Samedi 8 septembre 2018

Cette fois j'étais de garde au mur Nord entre la fin de nuit et le début du jour, nourrissant mes sens aux aguets des éclats de couleurs et des chants d'oiseaux qui accompagnent le réveil du monde diurne et le roulement du temps...

Peu après le café rituel, je suis parti en reconnaissance dans le cimetière des datchas pour y trouver des fenêtres d'observation des positions ennemies que l'effondrement automnal de la végétation ouvre à nouveau au regard.

Autour de moi, tout semble immobile, comme si les obus avaient arrêté ici à la fois la vie et le temps.
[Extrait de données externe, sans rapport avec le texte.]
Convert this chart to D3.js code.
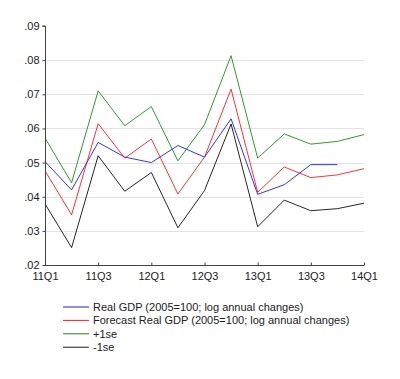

Murs effondrés, toits éventrés, fenêtres arrachées... même le vent se tait en passant au milieu des ruines !

Dans le chaos des anciens jardins et vergers, les fleurs et les fruits, dans une symphonie de couleurs reprennent goût à la vie sauvage, et je ne peux m'empêcher de décrocher en passant quelques grappes de raisins sucrés et gonflées de soleil qui éclatent rapidement dans ma bouche gourmande.



Un peu plus loin, la guerre reprend ses droits, courbant ma silhouette et ralentissant ma progression que viennent hacher des moments d'écoute et d'observation de plus en plus fréquents. 
Progresser en silence dans ce décor jonché de pierres, briques, ferailles et tuiles brisées est un vrai défi que seul un déploiement de lenteur extrême permet de relever.

J'aime ces sorties solitaires où l'environnement, les gestes et les pensées convergent jusqu'à fusionner avec le silence.

Les tirs et les incendies ont souvent déchiré de part en part les maisons, ouvrant ainsi des postes d'observation et de tir camouflés dans l'épaisseur des pièces et de leurs fouillis.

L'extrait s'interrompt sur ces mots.